La double prestation de Barbara Steele dans Le Masque du démon, à la fois innocente Katia et maléfique Asa, synthétise les deux postures ambivalentes de la femme dans l’épouvante classique (la victime et le bourreau) mais aussi dans une imagerie judéo-chrétienne volontiers manichéenne (la vierge et la tentatrice). Il faut bien sûr saluer le flair de Mario Bava, qui sut trouver chez la belle Barbara l’incarnation idéale de cette dualité. Le cinéaste estimait à l’époque, avec une touchante modestie, que ses talents de metteur en scène, surestimés à son goût, se limitaient simplement à ses connaissances dans la photographie, son expérience des effets spéciaux et sa capacité à créer des atmosphères particulières.

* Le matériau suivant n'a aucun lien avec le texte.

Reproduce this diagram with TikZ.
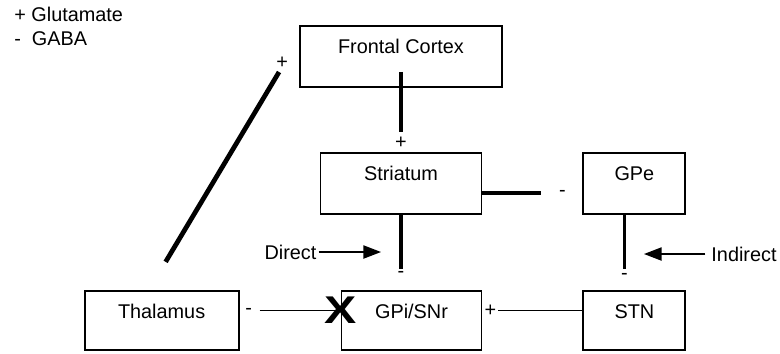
\documentclass[tikz,border=0pt]{standalone}
\usepackage{fontspec}
\setmainfont{Liberation Sans}
\usepackage{tikz}
\usetikzlibrary{positioning, calc, arrows.meta}

\begin{document}
\begin{tikzpicture}[
    x=0.02cm, y=-0.02cm,
    every node/.style={font=\fontsize{11.3pt}{13.7pt}\selectfont},
    area/.style={
        rectangle,
        draw,
        line width=1.1pt,
        inner xsep=0pt,
        inner ysep=0.1cm,
        text height=0.45cm,
        text depth=#1,
        align=center
    },
    area/.default=0.57cm,
    sign/.style={inner sep=0pt},
    heavy/.style={line width=2.7pt},
    medium/.style={line width=1.8pt},
    wire/.style={line width=0.8pt},
    pointer/.style={
        -{Triangle[length=10pt, width=7.5pt]},
        line width=0.8pt
    }
]
\useasboundingbox (0,0) rectangle (780,353);

% Legende
\node[anchor=west, align=left, inner sep=0pt] (legend) at (14,26)
    {+ Glutamate\\-\ \ GABA};

% Blocs
\node[area, minimum width=4.04cm] (fc) at (401,56.5) {Frontal Cortex};

\node[area, minimum width=3.22cm, below=1.28cm of fc] (stri) {Striatum};

\node[area, minimum width=2.04cm, right=2cm of stri] (gpe) {GPe};

\node[area=0.53cm, minimum width=2.04cm, below=1.5cm of gpe] (stn) {STN};

\node[area=0.53cm, minimum width=2.8cm, left=2cm of stn] (gpi) {GPi/SNr};

\node[area=0.53cm, minimum width=3.08cm, left=2.02cm of gpi] (thal) {Thalamus};


% Frontal Cortex -> Striatum : +
\draw[heavy]
    ($(fc.south)+(0,-16)$) -- ($(stri.north)+(0,-20)$);
\node[sign] (p1) at ($(stri.north)+(0,-9)$) {+};

% Thalamus -> Frontal Cortex : +
\draw[heavy]
    ($(thal.north)+(4,-28)$) -- ($(fc.west)+(-20,15.5)$);
\node[sign] (p2) at ($(fc.west)+(-17,6)$) {+};

% Striatum -> GPe : -
\draw[heavy, line width=2.3pt]
    ($(stri.east)+(0,10)$) -- ++(59,0);
\node[sign] (m1) at ($(gpe.west)+(-20,10.5)$) {-};

% GPe -> STN : -
\draw[medium]
    ($(gpe.south)+(-10,0)$) -- ($(stn.north)+(-10,-21)$);
\node[sign] (m2) at ($(stn.north)+(-10,-13)$) {-};

% Striatum -> GPi/SNr : -
\draw[medium]
    (stri.south) -- ($(stri.south |- gpi.north)+(0,-21)$);
\node[sign] (m3) at ($(stri.south |- gpi.north)+(0,-15)$) {-};

% Thalamus <- GPi/SNr : -
\node[sign] (m4) at ($(thal.east)+(9,-9)$) {-};
\draw[wire]
    ($(thal.east)+(20,-10)$) -- ($(gpi.west)+(0,-10)$);
\node[sign, xscale=1.25, font=\bfseries\fontsize{22pt}{22pt}\selectfont] (cross)
    at ($(gpi.west)+(0,-10)$) {X};

% STN -> GPi/SNr : +
\node[sign] (p3) at ($(gpi.east)+(8,-10)$) {+};
\draw[wire]
    ($(gpi.east)+(16,-10)$) -- ($(stn.west)+(0,-10)$);

% Voies
\node[inner xsep=1pt] (direct) at (290.5,252) {Direct};
\coordinate (dirtip) at (381,252);
\draw[pointer] (direct.east) -- (dirtip);

\node (indirect) at (744,254) {Indirect};
\coordinate (indtip) at (644,254);
\draw[pointer] (indirect.west) -- (indtip);

\end{tikzpicture}
\end{document}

Au vu du Masque du démon, force est de constater que la simple juxtaposition de ces spécialités n’eut pas suffi. De toute évidence, Bava eut le génie de les combiner en une extraordinaire alchimie, qu’il retrouvera ensuite à maintes occasions (Six femmes pour l’assassin, Les Trois visages de la peur, Hercule contre les vampires), mais rarement avec la même intensité. La qualité du film est d’autant plus remarquable que le tournage ne fut pas une partie de plaisir et que l’entente entre le réalisateur et son actrice principale ne fut pas toujours simple. Barbara Steele reconnaîtra plus tard que son manque d’expérience, sa confiance limitée dans les capacités de Mario Bava et ses difficultés avec la langue italienne n’en firent pas une actrice facile à diriger. Mais face au film, tout le monde s’accorde à dire que la rencontre Bava/Steele fut providentielle. Deux talents écloraient en même temps, se nourrissant l’un l’autre pour mieux s’épanouir et redynamiser un cinéma gothique alors encore ancré dans les figures de style des années 50. Avec Le Masque du démon, Mario Bava devenait l’un des cinéastes phares de l’épouvante, et Barbara Steele se muait en égérie du genre, destinée à marquer définitivement les mémoires dans des rôles reprenant souvent à leur compte la dualité ambigüe de la perverse sorcière Asa et de l’innocente princesse Katia.